CAIRO — American efforts to help negotiate a cease-fire between Israel and Palestinian militants in the week-old Gaza rocket battle faced a new obstacle on Wednesday when the first bus bombing in years traumatized Tel Aviv, raising the prospect of a new Israeli retaliation just as Secretary of State Hillary Rodham Clinton was working to achieve even a brief pause in the fighting.
Mrs. Clinton, who rushed to the Middle East late Tuesday in an intensified diplomatic push, delayed her departure from Cairo on Wednesday because of intensive consultations with Egypt’s President Mohamed Morsi, his aides, and United Nations Secretary General Ban Ki-moon. Mrs. Clinton came to the Egyptian capital after talks with Israeli leaders in Jerusalem and Palestinian leaders in the West Bank.
Mr. Ban, who made an early exit from the talks, told reporters in Cairo that the Tel Aviv bus bombing had been “designed to test the resolve” of the negotiators and “made it all the more urgent to reach a cease-fire.”
Mr. Morsi’s good relationship with the Hamas government in Gaza has emerged as pivotal to the negotiations that were under way at his presidential offices.

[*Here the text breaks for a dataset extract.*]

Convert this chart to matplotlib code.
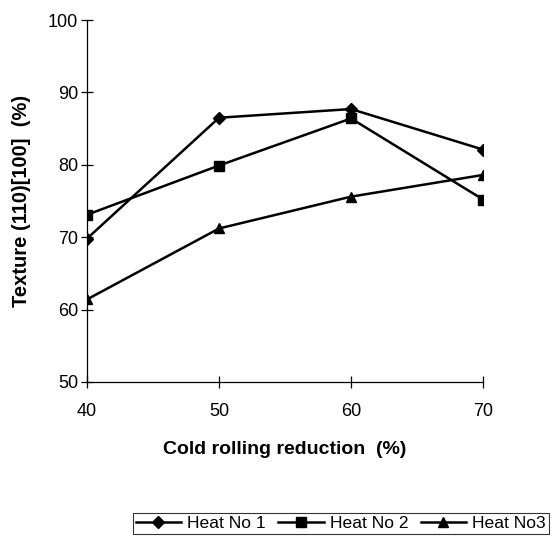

The Tel Aviv bus bombing, which happened near Israel’s Defense Ministry building and wounded at least 21 Israelis in an act that at least two Palestinian militant factions took responsibility for, resurrected fears in Israel of past Palestinian uprisings. It followed Israeli airstrikes overnight and into Wednesday on government buildings in Gaza and suspected smuggling tunnels under Gaza’s Rafah border crossing with Egypt, among other targets.
The back-and-forth attacks emphasized the underlying problems in finding any lasting solution to a conflict rooted in deep-seated hostilities and mistrust between Israelis and Palestinians.

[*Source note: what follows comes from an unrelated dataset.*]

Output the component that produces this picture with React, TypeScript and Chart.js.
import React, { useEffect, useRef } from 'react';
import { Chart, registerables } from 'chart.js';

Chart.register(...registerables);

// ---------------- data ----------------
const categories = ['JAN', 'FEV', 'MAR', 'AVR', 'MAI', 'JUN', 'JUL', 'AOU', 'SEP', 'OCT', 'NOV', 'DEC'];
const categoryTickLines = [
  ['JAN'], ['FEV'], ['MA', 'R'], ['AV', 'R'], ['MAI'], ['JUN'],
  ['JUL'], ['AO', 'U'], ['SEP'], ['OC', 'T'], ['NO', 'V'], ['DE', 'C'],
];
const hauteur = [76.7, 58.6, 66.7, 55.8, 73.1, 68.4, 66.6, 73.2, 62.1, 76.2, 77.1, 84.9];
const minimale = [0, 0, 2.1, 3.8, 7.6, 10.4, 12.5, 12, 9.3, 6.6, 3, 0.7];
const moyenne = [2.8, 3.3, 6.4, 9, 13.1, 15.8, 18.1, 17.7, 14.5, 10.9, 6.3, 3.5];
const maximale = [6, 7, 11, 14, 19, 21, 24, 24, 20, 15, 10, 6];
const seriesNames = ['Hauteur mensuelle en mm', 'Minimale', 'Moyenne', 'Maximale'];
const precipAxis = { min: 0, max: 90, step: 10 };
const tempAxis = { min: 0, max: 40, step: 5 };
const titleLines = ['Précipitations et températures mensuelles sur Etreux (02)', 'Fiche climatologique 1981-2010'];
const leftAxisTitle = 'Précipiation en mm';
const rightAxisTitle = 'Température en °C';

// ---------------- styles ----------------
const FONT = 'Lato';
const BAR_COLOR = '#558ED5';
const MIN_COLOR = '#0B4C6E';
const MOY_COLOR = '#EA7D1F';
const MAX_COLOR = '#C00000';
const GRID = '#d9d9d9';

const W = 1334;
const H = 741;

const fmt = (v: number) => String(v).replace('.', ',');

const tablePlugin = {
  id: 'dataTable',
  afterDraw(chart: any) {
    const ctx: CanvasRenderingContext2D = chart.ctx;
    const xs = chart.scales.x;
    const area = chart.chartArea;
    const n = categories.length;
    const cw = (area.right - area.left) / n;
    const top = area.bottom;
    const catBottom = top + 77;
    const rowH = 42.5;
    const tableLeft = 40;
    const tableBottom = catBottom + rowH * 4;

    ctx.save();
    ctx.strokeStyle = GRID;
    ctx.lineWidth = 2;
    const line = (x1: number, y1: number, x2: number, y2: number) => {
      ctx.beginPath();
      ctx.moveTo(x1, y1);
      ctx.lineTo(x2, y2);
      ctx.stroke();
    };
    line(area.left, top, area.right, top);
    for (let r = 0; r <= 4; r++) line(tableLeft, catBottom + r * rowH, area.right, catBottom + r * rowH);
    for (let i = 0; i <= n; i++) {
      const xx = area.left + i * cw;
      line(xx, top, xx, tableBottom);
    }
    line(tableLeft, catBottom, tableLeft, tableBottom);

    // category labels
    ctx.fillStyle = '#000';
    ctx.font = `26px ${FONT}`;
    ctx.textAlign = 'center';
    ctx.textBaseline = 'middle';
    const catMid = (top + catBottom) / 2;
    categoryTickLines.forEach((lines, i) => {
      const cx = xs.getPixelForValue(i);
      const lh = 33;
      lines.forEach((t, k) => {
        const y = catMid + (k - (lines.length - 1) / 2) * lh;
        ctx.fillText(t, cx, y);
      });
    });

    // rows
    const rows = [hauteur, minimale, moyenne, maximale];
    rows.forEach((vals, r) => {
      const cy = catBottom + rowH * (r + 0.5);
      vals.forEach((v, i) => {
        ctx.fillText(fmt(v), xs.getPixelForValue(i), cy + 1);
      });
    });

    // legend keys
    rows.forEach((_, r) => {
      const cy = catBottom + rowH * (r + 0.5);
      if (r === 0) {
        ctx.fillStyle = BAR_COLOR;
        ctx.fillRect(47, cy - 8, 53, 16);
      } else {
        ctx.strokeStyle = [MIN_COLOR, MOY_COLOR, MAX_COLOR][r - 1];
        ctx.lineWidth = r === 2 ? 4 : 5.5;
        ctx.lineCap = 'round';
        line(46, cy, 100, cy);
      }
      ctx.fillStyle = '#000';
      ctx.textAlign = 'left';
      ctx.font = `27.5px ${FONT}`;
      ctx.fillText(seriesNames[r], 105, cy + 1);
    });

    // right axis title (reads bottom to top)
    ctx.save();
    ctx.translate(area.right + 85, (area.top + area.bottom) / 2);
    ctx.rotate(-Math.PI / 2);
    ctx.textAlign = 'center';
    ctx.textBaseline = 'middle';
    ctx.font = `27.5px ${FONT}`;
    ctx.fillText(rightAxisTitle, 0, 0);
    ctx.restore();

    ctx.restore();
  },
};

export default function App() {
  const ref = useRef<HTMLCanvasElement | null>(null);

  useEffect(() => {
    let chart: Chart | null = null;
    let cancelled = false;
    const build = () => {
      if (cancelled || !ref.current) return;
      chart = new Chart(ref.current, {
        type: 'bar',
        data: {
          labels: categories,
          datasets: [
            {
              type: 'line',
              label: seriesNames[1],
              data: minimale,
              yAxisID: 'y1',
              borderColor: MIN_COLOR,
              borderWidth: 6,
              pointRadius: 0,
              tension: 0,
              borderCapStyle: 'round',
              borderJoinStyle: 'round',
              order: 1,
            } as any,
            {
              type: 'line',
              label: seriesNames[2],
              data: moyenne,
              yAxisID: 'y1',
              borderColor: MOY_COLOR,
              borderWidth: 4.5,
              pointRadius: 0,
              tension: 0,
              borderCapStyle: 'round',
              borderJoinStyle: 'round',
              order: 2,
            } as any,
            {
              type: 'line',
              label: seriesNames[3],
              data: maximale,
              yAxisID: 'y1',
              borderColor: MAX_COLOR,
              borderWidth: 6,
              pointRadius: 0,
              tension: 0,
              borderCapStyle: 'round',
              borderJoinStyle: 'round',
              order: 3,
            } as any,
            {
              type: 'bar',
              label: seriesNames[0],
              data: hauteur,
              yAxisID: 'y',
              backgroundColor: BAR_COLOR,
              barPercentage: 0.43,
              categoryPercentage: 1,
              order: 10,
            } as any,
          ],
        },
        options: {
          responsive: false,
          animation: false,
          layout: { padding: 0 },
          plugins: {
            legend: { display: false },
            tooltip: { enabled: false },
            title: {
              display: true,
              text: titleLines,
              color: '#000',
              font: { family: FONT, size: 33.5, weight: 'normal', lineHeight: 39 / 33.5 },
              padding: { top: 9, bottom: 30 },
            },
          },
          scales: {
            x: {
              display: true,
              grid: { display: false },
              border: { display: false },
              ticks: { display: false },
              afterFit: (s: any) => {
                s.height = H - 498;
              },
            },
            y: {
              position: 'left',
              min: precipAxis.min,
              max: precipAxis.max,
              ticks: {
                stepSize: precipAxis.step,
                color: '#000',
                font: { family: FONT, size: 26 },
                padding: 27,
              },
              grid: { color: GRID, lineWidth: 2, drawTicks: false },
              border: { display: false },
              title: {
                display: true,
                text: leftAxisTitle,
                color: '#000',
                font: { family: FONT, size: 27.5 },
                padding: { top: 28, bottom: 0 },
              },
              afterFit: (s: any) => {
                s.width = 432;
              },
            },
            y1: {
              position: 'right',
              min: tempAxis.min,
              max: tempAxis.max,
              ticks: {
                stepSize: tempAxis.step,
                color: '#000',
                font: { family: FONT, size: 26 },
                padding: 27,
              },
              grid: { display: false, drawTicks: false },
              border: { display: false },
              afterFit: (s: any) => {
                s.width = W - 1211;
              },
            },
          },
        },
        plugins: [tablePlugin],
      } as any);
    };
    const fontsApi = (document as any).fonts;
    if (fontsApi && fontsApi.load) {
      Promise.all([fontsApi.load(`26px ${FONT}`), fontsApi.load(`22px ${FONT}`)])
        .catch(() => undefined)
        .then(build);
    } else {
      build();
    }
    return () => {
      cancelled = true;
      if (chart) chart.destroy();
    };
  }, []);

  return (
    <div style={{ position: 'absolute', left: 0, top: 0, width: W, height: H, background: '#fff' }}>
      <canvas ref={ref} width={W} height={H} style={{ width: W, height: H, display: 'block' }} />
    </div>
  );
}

Egyptian and American officials in Cairo said negotiations over a cease-fire, which the Egyptian media and Hamas officials had said was on the verge of completion Tuesday, had been hung up on a number of issues, including Hamas’s demands for unfettered access to Gaza via the Rafah crossing and other steps that would ease Israel’s economic and border control over other aspects of life for the more than one million Palestinian residents of Gaza, which Israel vacated in 2005 after 38 years of occupation.
The Hamas Health Ministry in Gaza said the Palestinian death toll after a week of fighting stood at 140 at noon. At least a third of those killed are believed to have been militants. On the Israeli side, five Israelis have been killed, including one soldier.

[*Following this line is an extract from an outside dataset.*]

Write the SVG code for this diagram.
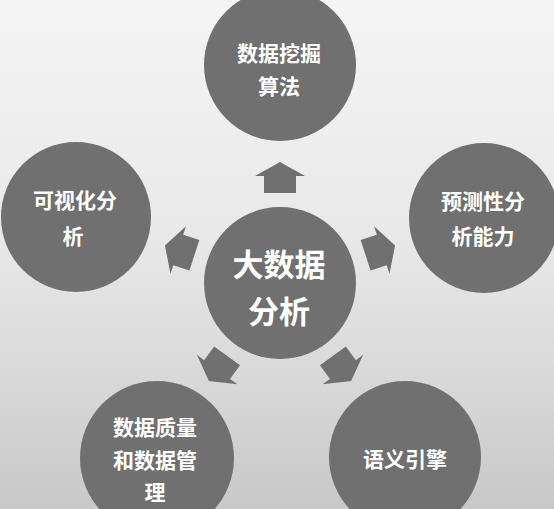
<svg xmlns="http://www.w3.org/2000/svg" width="554" height="509" viewBox="0 0 554 509">
  <defs>
    <linearGradient id="bg" x1="0" y1="0" x2="0" y2="1">
      <stop offset="0" stop-color="#f4f4f4"/>
      <stop offset="0.45" stop-color="#e9e9e9"/>
      <stop offset="0.78" stop-color="#d6d6d6"/>
      <stop offset="1" stop-color="#c8c8c8"/>
    </linearGradient>
    <path id="arrow" d="M280,162 L305,176 L296,176 L296,193 L264,193 L264,176 L255,176 Z"/>
    <style>
      .node { fill: #707070; }
      .arrow { fill: #707070; }
      text { font-family: "Noto Sans CJK SC", "Noto Sans", sans-serif; font-weight: bold; fill: #ffffff; text-anchor: middle; dominant-baseline: central; }
      .sm { font-size: 21px; }
      .lg { font-size: 31px; }
    </style>
  </defs>
  <rect x="0" y="0" width="554" height="509" fill="url(#bg)"/>

  <g id="connectors">
    <use href="#arrow" class="arrow"/>
    <use href="#arrow" class="arrow" transform="rotate(72 280 283)"/>
    <use href="#arrow" class="arrow" transform="rotate(144 280 283)"/>
    <use href="#arrow" class="arrow" transform="rotate(216 280 283)"/>
    <use href="#arrow" class="arrow" transform="rotate(288 280 283)"/>
  </g>

  <g id="center">
    <circle class="node" cx="280" cy="283" r="76"/>
    <text class="lg" x="279" y="262">大数据</text>
    <text class="lg" x="279" y="309">分析</text>
  </g>

  <g id="mining">
    <circle class="node" cx="280" cy="65" r="76"/>
    <text class="sm" x="279" y="52">数据挖掘</text>
    <text class="sm" x="279" y="85">算法</text>
  </g>

  <g id="predict">
    <circle class="node" cx="484" cy="218" r="75"/>
    <text class="sm" x="483" y="200">预测性分</text>
    <text class="sm" x="483" y="235">析能力</text>
  </g>

  <g id="semantic">
    <circle class="node" cx="405" cy="457" r="76"/>
    <text class="sm" x="405" y="458">语义引擎</text>
  </g>

  <g id="quality">
    <circle class="node" cx="157" cy="458" r="77"/>
    <text class="sm" x="155" y="426">数据质量</text>
    <text class="sm" x="155" y="459">和数据管</text>
    <text class="sm" x="155" y="491">理</text>
  </g>

  <g id="visual">
    <circle class="node" cx="76" cy="217" r="75"/>
    <text class="sm" x="75" y="199">可视化分</text>
    <text class="sm" x="73" y="235">析</text>
  </g>
</svg>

Around noon on Wednesday in the Gaza Strip, according to the Hamas government media office, a bomb hit the house of Issam Da’alis, an adviser to Ismail Haniya, the Hamas prime minister. The house had been evacuated. Earlier, a predawn airstrike near a mosque in the Jabaliya refugee camp killed a 30-year-old militant, a spokesman said, and F-16 bombs destroyed two houses in the central Gaza Strip.
There were 23 punishing strikes against the southern tunnels that are used to bring weapons as well as construction material, cars and other commercial goods into Gaza from the Sinai Peninsula.
Within Gaza City, Abu Khadra, the largest government office complex, was obliterated overnight. Businesses were also damaged, including two banks and a tourism office, and electricity cables fell on the ground and were covered in dust.
Separately, a bomb dropped from an F-16 created a 20-foot-wide crater in an open area in a stretch of hotels occupied by foreign journalists. Several of the hotels had windows blown out by the strike around 2 a.m., but no one was reported injured. By morning, the hole in the ground had filled with sludgy water, apparently from a burst pipe, appearing almost like a forgotten swimming hole with walls made of sand and cracked cinder block.
Surveying damage near a government complex, Raji Sourani of the Palestinian Center for Human Rights said Gaza civilians were “in the eye of the storm,” and accused Israel of “inflicting pain and terror” on them. Israeli officials accuse Hamas of locating military sites in or close to civilian areas.
Overnight, as the conflict entered its eighth day, the Israeli military said in Twitter posts that “more than 100 terror sites were targeted, of which approximately 50 were underground rocket launchers.” The targets included the Ministry of Internal Security in Gaza, described as “one of Hamas’s main command and control centers.”